Swedish research: Disinfection of drinking water produces toxic by-products

Water company Berggården in Linköping treats river water with UV. Photo: Tekniska Verken.

Disinfection of drinking water can produce toxic and carcinogenic by-products. Unknown or non-monitored disinfection by-products can cause large health risks. With new analytical methods many more by-products can be identified and surveyed in order to decrease health risks. This is the outcome of international research carried out by the University of Linköping in Sweden.

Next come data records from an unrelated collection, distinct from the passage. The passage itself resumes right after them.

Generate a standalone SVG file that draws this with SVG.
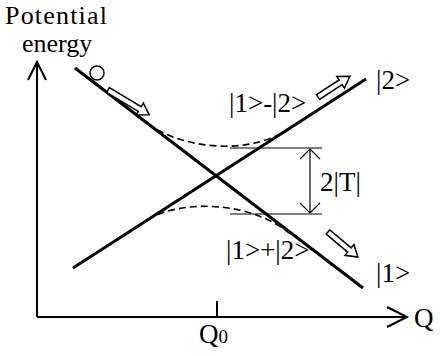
<svg xmlns="http://www.w3.org/2000/svg" width="440" height="356" viewBox="0 0 440 356" font-family="'Liberation Serif', 'Times New Roman', serif">
<style>
text{font-family:'Liberation Serif','Times New Roman',serif;fill:#000;font-size:27px}
.ax{stroke:#000;stroke-width:2;fill:none}
.ln{stroke:#000;stroke-width:3;fill:none;stroke-linecap:butt}
.ds{stroke:#000;stroke-width:1.6;fill:none;stroke-dasharray:7 4}
.th{stroke:#000;stroke-width:1.2;fill:none}
.ha{fill:#fff;stroke:#000;stroke-width:1.5;stroke-linejoin:miter}
</style>
<g id="axes">
<path class="ax" d="M37,317 V62 M28,80 L37,62 L46,80"/>
<path class="ax" d="M37,317 H407 M387,307 L407,317 L387,327"/>
<path class="ax" d="M217,301 V317"/>
<text x="5" y="24" style="font-size:26px" textLength="102">Potential</text>
<text x="22" y="52" style="font-size:26px">energy</text>
<text x="414" y="327">Q</text>
<text x="199" y="343">Q<tspan style="font-size:19px">0</tspan></text>
</g>
<g id="connectors">
<path class="ln" d="M75,68 L363,288"/>
<path class="ln" d="M73,268 L366,79"/>
<path class="ds" d="M148,123.8 C180,148 255,160 300,121"/>
<path class="ds" d="M148,219.5 C180,200 250,200 290,233.8"/>
<path class="th" d="M230,148 H322 M230,214 H322"/>
<path class="th" d="M310,149 V213 M300,159 L310,149 L320,159 M300,203 L310,213 L320,203"/>
</g>
<g id="ball"><circle cx="97" cy="73" r="7" fill="#fff" stroke="#000" stroke-width="1.5"/></g>
<g id="arrow1"><path class="ha" transform="translate(108,90) rotate(31)" d="M0,-2.8 H37 V-7 L48,0 L37,7 V2.8 H0 Z"/></g>
<g id="arrow2"><path class="ha" transform="translate(318,97) rotate(-33)" d="M0,-2.8 H27 V-7 L38,0 L27,7 V2.8 H0 Z"/></g>
<g id="arrow3"><path class="ha" transform="translate(328,232) rotate(40)" d="M0,-2.8 H28 V-7 L39,0 L28,7 V2.8 H0 Z"/></g>
<g id="state2"><text x="376" y="89">|2&gt;</text></g>
<g id="state1"><text x="376" y="282">|1&gt;</text></g>
<g id="antibond"><text x="229" y="112">|1&gt;-|2&gt;</text></g>
<g id="bond"><text x="226" y="259">|1&gt;+|2&gt;</text></g>
<g id="gap"><text x="320" y="191">2|T|</text></g>
</svg>
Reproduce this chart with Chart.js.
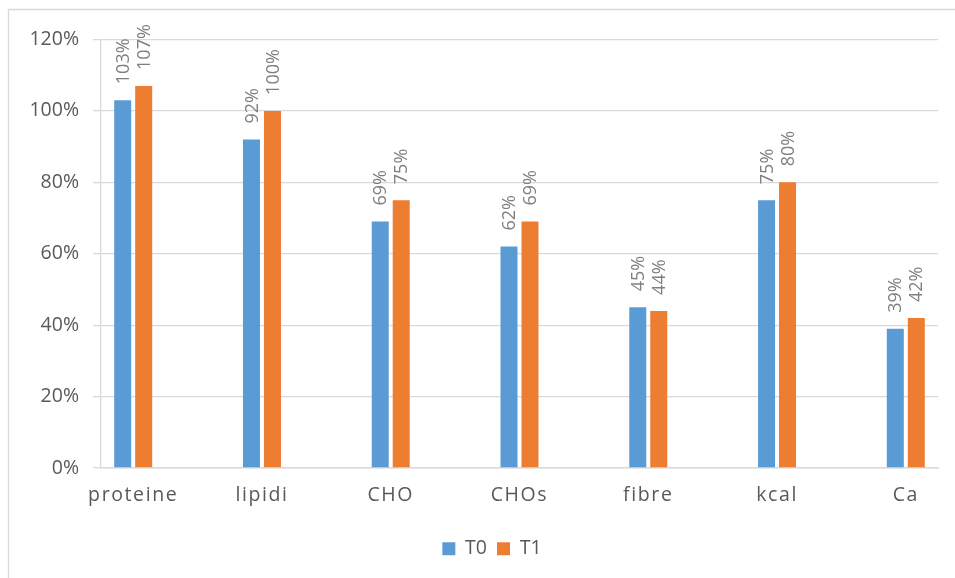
<!DOCTYPE html>
<html>
<head>
<meta charset="utf-8">
<script src="https://cdn.jsdelivr.net/npm/chart.js@4/dist/chart.umd.min.js"></script>
<style>
  html, body { margin: 0; padding: 0; background: #ffffff; }
  #wrap { width: 955px; height: 578px; position: relative; }
</style>
</head>
<body>
<div id="wrap"><canvas id="c"></canvas></div>
<script>
// Nutrient coverage at two time points (percent)
const categories = ['proteine', 'lipidi', 'CHO', 'CHOs', 'fibre', 'kcal', 'Ca'];
const t0Values = [103, 92, 69, 62, 45, 75, 39];
const t1Values = [107, 100, 75, 69, 44, 80, 42];
const seriesNames = ['T0', 'T1'];
const seriesColors = ['#5B9BD5', '#ED7D31'];
const yTicks = [0, 20, 40, 60, 80, 100, 120];

const FONT = "'Open Sans', 'Liberation Sans', sans-serif";
const GRID = '#d9d9d9';

function toPoints(values) {
  return values.map((v, i) => ({ x: i, y: v }));
}

// Frame around the chart, white background, letter-spaced category labels
const framePlugin = {
  id: 'frame',
  afterLayout(chart) {
    // nudge the legend row to the right
    const lg = chart.legend;
    if (lg) { lg.left += 13; lg.right += 13; }
  },
  beforeDraw(chart) {
    const ctx = chart.ctx;
    ctx.save();
    ctx.fillStyle = '#ffffff';
    ctx.fillRect(0, 0, chart.width, chart.height);
    ctx.strokeStyle = GRID;
    ctx.lineWidth = 1.3;
    ctx.beginPath();
    ctx.moveTo(8.5, chart.height);
    ctx.lineTo(8.5, 9.5);
    ctx.lineTo(chart.width, 9.5);
    ctx.stroke();
    ctx.restore();

    const xs = chart.scales.x;
    if (xs && !xs._spaced) {
      const orig = xs.drawLabels;
      xs.drawLabels = function (area) {
        const c = this.ctx;
        c.save();
        c.letterSpacing = '1.6px';
        orig.call(this, area);
        c.restore();
      };
      xs._spaced = true;
    }
  }
};

// Vertical value labels above each bar
const valueLabelPlugin = {
  id: 'valueLabels',
  afterDatasetsDraw(chart) {
    const ctx = chart.ctx;
    ctx.save();
    ctx.font = `18px ${FONT}`;
    ctx.fillStyle = '#7f7f7f';
    ctx.textAlign = 'left';
    ctx.textBaseline = 'middle';
    chart.data.datasets.forEach((ds, di) => {
      const meta = chart.getDatasetMeta(di);
      meta.data.forEach((el, i) => {
        const v = ds.data[i].y;
        ctx.save();
        ctx.translate(el.x + 1, el.y - 16);
        ctx.rotate(-Math.PI / 2);
        ctx.fillText(v + '%', 0, 0);
        ctx.restore();
      });
    });
    ctx.restore();
  }
};

new Chart(document.getElementById('c'), {
  type: 'bar',
  data: {
    datasets: [
      { label: seriesNames[0], data: toPoints(t0Values), backgroundColor: seriesColors[0] },
      { label: seriesNames[1], data: toPoints(t1Values), backgroundColor: seriesColors[1] }
    ]
  },
  options: {
    responsive: true,
    maintainAspectRatio: false,
    animation: false,
    devicePixelRatio: 1,
    categoryPercentage: 0.326,
    barPercentage: 0.81,
    layout: { padding: { left: 20, right: 17, top: 39.5, bottom: 9.5 } },
    scales: {
      x: {
        type: 'linear',
        min: -0.25,
        max: 6.25,
        offset: false,
        afterBuildTicks(scale) {
          scale.ticks = categories.map((_, i) => ({ value: i }));
        },
        afterFit(scale) { scale.height = 61; },
        grid: { display: false, drawTicks: false, offset: false },
        border: { display: true, color: GRID, width: 1.6 },
        ticks: {
          autoSkip: false,
          maxRotation: 0,
          padding: 16,
          color: '#595959',
          font: { family: FONT, size: 19.5 },
          callback: (v) => categories[v]
        }
      },
      y: {
        min: 0,
        max: 120,
        afterBuildTicks(scale) {
          scale.ticks = yTicks.map(v => ({ value: v }));
        },
        afterFit(scale) { scale.width = 81; },
        grid: { color: GRID, lineWidth: 1.3, tickLength: 8, drawTicks: true },
        border: { display: true, color: GRID, width: 1.3 },
        ticks: {
          padding: 14,
          color: '#595959',
          font: { family: FONT, size: 19.5 },
          callback: (v) => v + '%'
        }
      }
    },
    plugins: {
      legend: {
        position: 'bottom',
        labels: {
          boxWidth: 13,
          boxHeight: 13,
          padding: 10,
          color: '#595959',
          font: { family: FONT, size: 19.5 }
        }
      },
      tooltip: { enabled: false }
    }
  },
  plugins: [framePlugin, valueLabelPlugin]
});
</script>
</body>
</html>
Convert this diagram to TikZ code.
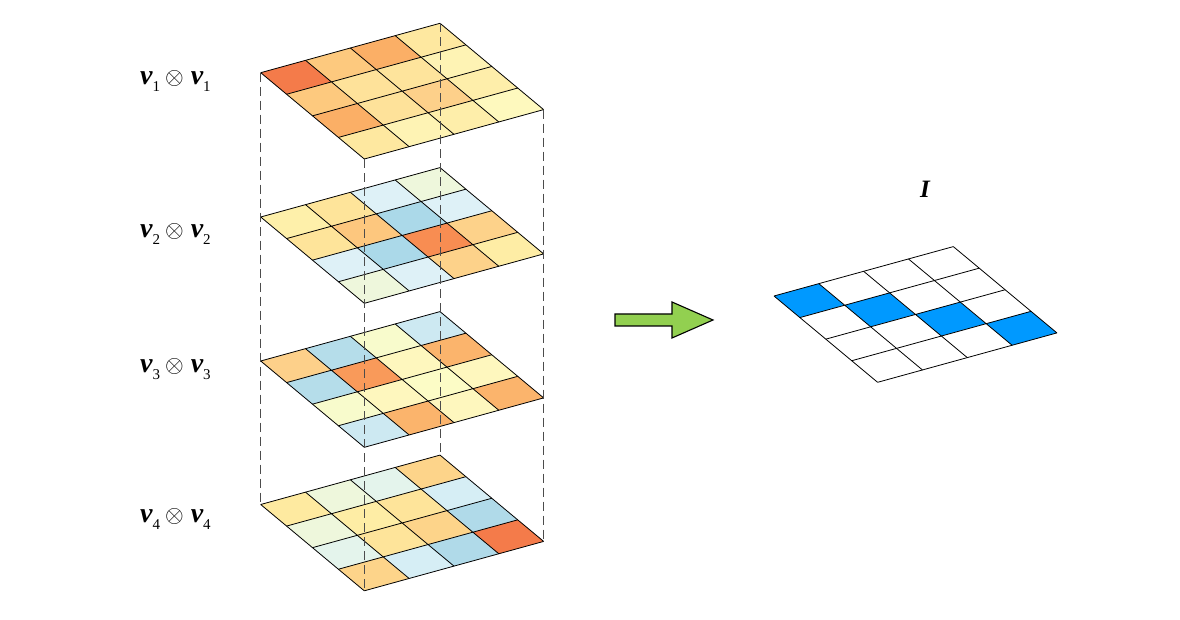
\documentclass[tikz,border=0pt]{standalone}
\usepackage{fontspec}
\setmainfont{Liberation Serif}
\usetikzlibrary{calc}
\definecolor{arrgreen}{HTML}{92D050}
\definecolor{idblue}{HTML}{0099FF}
\tikzset{cellline/.style={black,line width=0.8pt,line join=round}}
\tikzset{guide/.style={dash pattern=on 9pt off 5pt,draw=black!70,line width=1pt}}
\tikzset{arrowbox/.style={draw=black,fill=arrgreen,line width=1.1pt,line join=miter}}
% one 4x4 slab: origin, name, 16 colours row by row
\newcommand{\cellgrid}[3]{%
\begin{scope}[shift={#1},x={(44.83pt,12.35pt)},y={(25.9pt,-21.58pt)}]
\foreach \col [count=\k from 0] in {#3} {
  \pgfmathtruncatemacro{\rr}{floor(\k/4)}
  \pgfmathtruncatemacro{\cc}{mod(\k,4)}
  \definecolor{cellc}{HTML}{\col}
  \fill[cellc] (\cc,\rr) -- ++(1,0) -- ++(0,1) -- ++(-1,0) -- cycle;
}
\foreach \i in {0,...,4} \draw[cellline] (0,\i) -- (4,\i) (\i,0) -- (\i,4);
\coordinate (#2l) at (0,0);
\coordinate (#2t) at (4,0);
\coordinate (#2r) at (4,4);
\coordinate (#2b) at (0,4);
\end{scope}}
\newcommand{\vsub}[1]{{\fontsize{28}{28}\selectfont\bfseries\itshape v}\raisebox{-7pt}{\fontsize{15}{15}\selectfont #1}}
\newcommand{\vlabel}[1]{\vsub{#1}\hspace{5pt}\scalebox{2.4}{$\otimes$}\hspace{7pt}\vsub{#1}}

\begin{document}
\begin{tikzpicture}[x=1pt,y=1pt]
\useasboundingbox (0,0) rectangle (1180,620);
\cellgrid{(260.7,547.3)}{g1}{F47B4A,FDC97E,FBAF66,FEE8A0,FDC97E,FEE29A,FEE49C,FEF3B4,FBAF66,FEE29A,FDD08A,FEEEAA,FEE8A0,FEF3B4,FEEEAA,FEF9BE}
\cellgrid{(260.7,403)}{g2}{FEF0AA,FEE49A,DEF1F7,EEF7DC,FEE49A,FDC77E,ABD9E9,DEF1F7,DEF1F7,ABD9E9,F88D52,FDD28A,EEF7DC,DEF1F7,FDD28A,FEEDA5}
\cellgrid{(260.7,259)}{g3}{FDD08A,B5DDEA,F8FBCC,CDE9F2,B5DDEA,F99A5A,FEF7BE,FBB46C,F8FBCC,FEF7BE,FCFCC6,FEF7BE,CDE9F2,FBB46C,FEF7BE,FBB46C}
\cellgrid{(260.7,115.5)}{g4}{FEEAA0,EEF7DC,E4F4EC,FDD48A,EEF7DC,FEEDA5,FEE49A,D6EEF5,E4F4EC,FEE49A,FDD48A,B0DAE9,FDD48A,D6EEF5,B0DAE9,F47B4A}
\cellgrid{(774,324)}{gi}{0099FF,FFFFFF,FFFFFF,FFFFFF,FFFFFF,0099FF,FFFFFF,FFFFFF,FFFFFF,FFFFFF,0099FF,FFFFFF,FFFFFF,FFFFFF,FFFFFF,0099FF}
% guides through the slab corners
\draw[guide] (g1l) -- (g4l) (g1t) -- (g4t) (g1r) -- (g4r) (g1b) -- (g4b);
\node (lab1) at (140,535) [anchor=base west,inner sep=0pt] {\vlabel{1}};
\node (lab2) at (140,382) [anchor=base west,inner sep=0pt] {\vlabel{2}};
\node (lab3) at (140,247) [anchor=base west,inner sep=0pt] {\vlabel{3}};
\node (lab4) at (140,97) [anchor=base west,inner sep=0pt] {\vlabel{4}};
\node (ident) at (925,422) [anchor=base,inner sep=0pt] {\fontsize{25}{25}\selectfont\bfseries\itshape I};
\draw[arrowbox] (615,294) -- (672,294) -- (672,282) -- (713,300) -- (672,318) -- (672,306) -- (615,306) -- cycle;
\end{tikzpicture}
\end{document}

The researchers cooperated intensively with drinking water producers. In the study four Swedish waterworks using different types of raw water and treatments were included. Berggården, located in Linköping and using water from the river Motala ström. Water company Borg is located in Norrköping using water from the same river as Berggarden but approximately 50 km downstream, after having passed two lakes. The third water company that was investigated was Görväln, located in Stockholm. This producing facility is using water from lake Mälaren. Bulltofta, located in Malmö is using ground water to produce drinking water.

Chemical reaction

Chemical disinfection is an important drinking water treatment in all of these facilities. The objective is to inactivate pathogens and limit microbial regrowth in the distribution network and prevent spread of waterborne diseases worldwide. However, the use of disinfectants, such as chlorine, chloramine, chlorine dioxide and ozone leads to the formation of disinfection by-products (DBPs), of which many are toxic. The formation of these by-products can be caused by reactions between chemical disinfectants and natural organic matter. Samples were collected at the drinking water companies five times covering a full year.

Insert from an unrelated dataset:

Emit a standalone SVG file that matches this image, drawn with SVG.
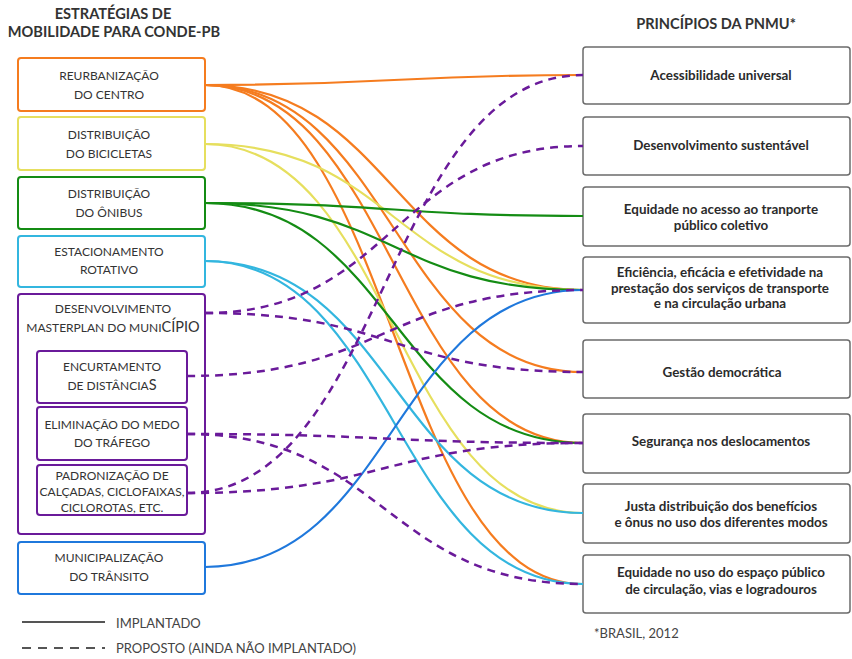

Identifying unknown by-products

More than 600 DBPs have been identified and they represent less than 50 % of the total DBPs formed. Further, only three types of DBPs are regularly monitored in Europe and USA, and negative health effects of these compounds are two orders of magnitude smaller than estimated effects of total DBPs. Hence, unknown or non-monitored DBPs contribute the largest health risks, and exposure assessments have not been possible due to previous limitations in analytical techniques.

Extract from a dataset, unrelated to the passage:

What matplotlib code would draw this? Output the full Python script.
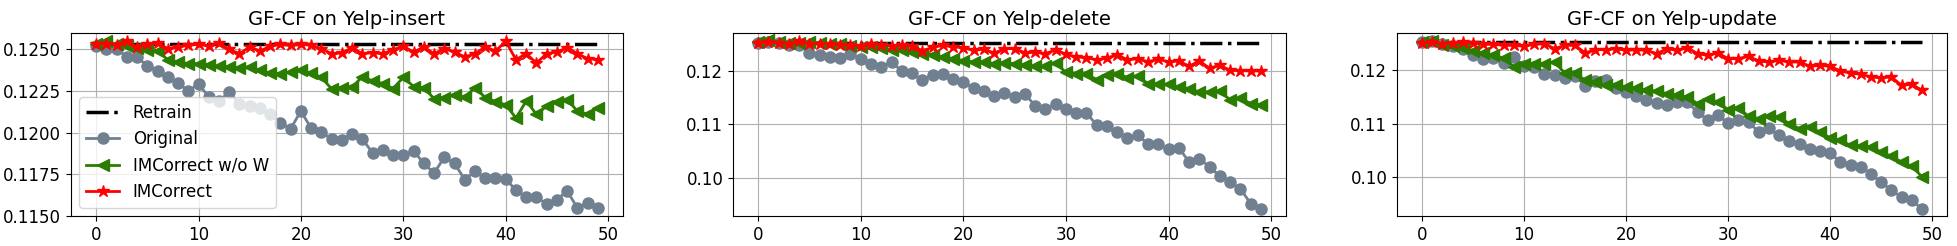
import matplotlib
matplotlib.use("Agg")
import matplotlib.pyplot as plt
from matplotlib.ticker import FormatStrFormatter, FixedLocator

steps = list(range(50))

titles = ["GF-CF on Yelp-insert", "GF-CF on Yelp-delete", "GF-CF on Yelp-update"]
labels = ["Retrain", "Original", "IMCorrect w/o W", "IMCorrect"]

retrain_values = [0.1253, 0.1252, 0.1253]

insert_orig = [0.12522, 0.12502, 0.12502, 0.12456, 0.12452, 0.12402, 0.1237, 0.12332, 0.12296, 0.12252,
               0.1229, 0.12216, 0.1219, 0.12244, 0.1217, 0.1216, 0.12146, 0.12112, 0.12056, 0.12024,
               0.1213, 0.12026, 0.12004, 0.1196, 0.11955, 0.1199, 0.1196, 0.1188, 0.11898, 0.11867,
               0.11867, 0.1189, 0.11816, 0.11757, 0.11852, 0.11816, 0.11718, 0.11768, 0.1173, 0.1173,
               0.1172, 0.11656, 0.11612, 0.11616, 0.1157, 0.11598, 0.1165, 0.11548, 0.1158, 0.11546]
insert_wo = [0.12534, 0.12548, 0.1253, 0.12522, 0.12508, 0.12496, 0.1249, 0.12438, 0.12424, 0.12414,
             0.12414, 0.12408, 0.12398, 0.12394, 0.1239, 0.12394, 0.12374, 0.12358, 0.12354, 0.12364,
             0.12378, 0.12356, 0.12332, 0.12262, 0.1227, 0.12272, 0.12337, 0.1231, 0.12295, 0.12265,
             0.12332, 0.12277, 0.12268, 0.12205, 0.1221, 0.12225, 0.12213, 0.1227, 0.12211, 0.12187,
             0.12167, 0.12088, 0.1219, 0.1211, 0.12159, 0.12187, 0.12198, 0.1213, 0.1211, 0.1215]
insert_imc = [0.12534, 0.12534, 0.12528, 0.12548, 0.12514, 0.1253, 0.12538, 0.12504, 0.12514, 0.12524,
              0.1253, 0.1252, 0.1254, 0.1250, 0.12474, 0.12514, 0.1249, 0.12518, 0.1253, 0.12524,
              0.1253, 0.12524, 0.12504, 0.12474, 0.12478, 0.1251, 0.12474, 0.1248, 0.12474, 0.12498,
              0.12518, 0.12484, 0.12514, 0.12474, 0.12504, 0.12484, 0.12454, 0.12474, 0.12514, 0.1249,
              0.12548, 0.12438, 0.12474, 0.12418, 0.12474, 0.12484, 0.1251, 0.12474, 0.12444, 0.12438]

delete_orig = [0.1251, 0.1254, 0.1251, 0.1248, 0.1247, 0.12335, 0.123, 0.12255, 0.12237, 0.1231,
               0.12215, 0.1213, 0.12075, 0.12156, 0.11994, 0.1195, 0.11825, 0.11922, 0.11935, 0.1185,
               0.11782, 0.11673, 0.11626, 0.11533, 0.11583, 0.11498, 0.11564, 0.11343, 0.11287, 0.11377,
               0.11274, 0.11212, 0.11205, 0.10985, 0.10956, 0.10854, 0.10748, 0.10791, 0.1063, 0.1062,
               0.10527, 0.10558, 0.10293, 0.10355, 0.102, 0.10028, 0.09913, 0.09795, 0.09514, 0.09421]
delete_wo = [0.12536, 0.12567, 0.12536, 0.12517, 0.12517, 0.12536, 0.12517, 0.12505, 0.12492, 0.12461,
             0.12442, 0.12442, 0.1243, 0.12392, 0.1238, 0.12355, 0.12318, 0.12296, 0.12255, 0.12224,
             0.12187, 0.12162, 0.12162, 0.12131, 0.12137, 0.12131, 0.121, 0.12081, 0.12081, 0.12143,
             0.11965, 0.11944, 0.11935, 0.11832, 0.11913, 0.11944, 0.11869, 0.11894, 0.11757, 0.11745,
             0.11745, 0.11695, 0.11664, 0.11601, 0.11601, 0.1162, 0.11452, 0.11489, 0.11383, 0.11352]
delete_imc = [0.12517, 0.12536, 0.12517, 0.12505, 0.12545, 0.12505, 0.12505, 0.12505, 0.12486, 0.12473,
              0.12455, 0.12492, 0.12486, 0.12461, 0.12473, 0.12461, 0.12374, 0.12432, 0.12473, 0.12442,
              0.1243, 0.12376, 0.12405, 0.12324, 0.12411, 0.12411, 0.12333, 0.12343, 0.12318, 0.12386,
              0.12305, 0.12255, 0.12243, 0.122, 0.12233, 0.12296, 0.122, 0.12224, 0.12162, 0.12215,
              0.12162, 0.12181, 0.12081, 0.12181, 0.12043, 0.121, 0.12006, 0.12, 0.11994, 0.11994]

update_orig = [0.12526, 0.12557, 0.12488, 0.12455, 0.12399, 0.12296, 0.12215, 0.12231, 0.12137, 0.12246,
               0.12072, 0.12056, 0.11935, 0.11919, 0.1185, 0.119, 0.11708, 0.11795, 0.11822, 0.11673,
               0.11598, 0.11511, 0.11449, 0.11398, 0.11358, 0.11405, 0.11405, 0.11218, 0.11075, 0.11162,
               0.11012, 0.11068, 0.11035, 0.10844, 0.10913, 0.10782, 0.10688, 0.10614, 0.10524, 0.10489,
               0.10452, 0.10284, 0.10228, 0.102, 0.10059, 0.0991, 0.0976, 0.09627, 0.09567, 0.09411]
update_wo = [0.12526, 0.12557, 0.12474, 0.12455, 0.1242, 0.1237, 0.12324, 0.12287, 0.12225, 0.12069,
             0.12125, 0.12125, 0.12125, 0.12153, 0.11947, 0.1195, 0.11813, 0.11782, 0.1172, 0.1172,
             0.11688, 0.11676, 0.11626, 0.11614, 0.11564, 0.11533, 0.11502, 0.11377, 0.1147, 0.11408,
             0.11265, 0.11302, 0.1114, 0.11097, 0.1114, 0.11128, 0.11003, 0.1091, 0.10941, 0.10847,
             0.10735, 0.10692, 0.10598, 0.1058, 0.10567, 0.10474, 0.10393, 0.10287, 0.10206, 0.1001]
update_imc = [0.12511, 0.1253, 0.12498, 0.12511, 0.1253, 0.12511, 0.12486, 0.12486, 0.12467, 0.12467,
              0.12449, 0.12486, 0.12498, 0.12405, 0.12467, 0.12467, 0.12324, 0.12386, 0.12386, 0.12405,
              0.12374, 0.12386, 0.12374, 0.12312, 0.12405, 0.12374, 0.12424, 0.12312, 0.1228, 0.12324,
              0.12218, 0.12218, 0.12262, 0.12174, 0.12156, 0.12187, 0.12156, 0.12156, 0.12075, 0.12093,
              0.12075, 0.11988, 0.1195, 0.11925, 0.11875, 0.11863, 0.11875, 0.1172, 0.11738, 0.11626]

series = [(insert_orig, insert_wo, insert_imc),
          (delete_orig, delete_wo, delete_imc),
          (update_orig, update_wo, update_imc)]

ylims = [(0.1150, 0.12598), (0.09282, 0.12703), (0.09277, 0.12698)]
yticks = [[0.1150, 0.1175, 0.1200, 0.1225, 0.1250], [0.10, 0.11, 0.12], [0.10, 0.11, 0.12]]
yfmts = ['%.4f', '%.2f', '%.2f']

W, H = 1958, 246
fig = plt.figure(figsize=(W / 100, H / 100), dpi=100)
lefts = [71, 733, 1397]
widths = [552, 553, 550]
top_px, bot_px = 33, 216

c_orig = '#708090'
c_wo = '#2a7d00'
c_imc = '#ff0000'

for k in range(3):
    ax = fig.add_axes([lefts[k] / W, 1 - bot_px / H, widths[k] / W, (bot_px - top_px) / H])
    orig, wo, imc = series[k]
    ax.plot(steps, [retrain_values[k]] * len(steps), color='black', linestyle='-.', linewidth=2.5,
            label=labels[0])
    ax.plot(steps, orig, color=c_orig, marker='o', markersize=8, linewidth=2, label=labels[1])
    ax.plot(steps, wo, color=c_wo, marker='<', markersize=9, linewidth=2, label=labels[2])
    ax.plot(steps, imc, color=c_imc, marker='*', markersize=9, linewidth=2, label=labels[3])
    ax.set_ylim(*ylims[k])
    ax.yaxis.set_major_locator(FixedLocator(yticks[k]))
    ax.yaxis.set_major_formatter(FormatStrFormatter(yfmts[k]))
    ax.set_xticks([0, 10, 20, 30, 40, 50])
    ax.tick_params(labelsize=12)
    ax.grid(True)
    ax.set_title(titles[k], fontsize=14)
    if k == 0:
        ax.legend(loc='lower left', fontsize=12)

fig.savefig('out.png', dpi=100)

New analysing techniques are capable of identifying complex mixtures to the molecular level (e.g. ultrahigh resolution Fourier Transform Ion Cyclotron Resonance Mass Spectrometry, and high field cryogenic Nuclear Magnetic Resonance spectroscopy). In a preliminary study these new techniques identified at least 800 new DBPs. Different ways to reduce DBP exposure will be tested. The Swedish provides the basis needed for measures to decrease health risks related to DBPs in drinking water.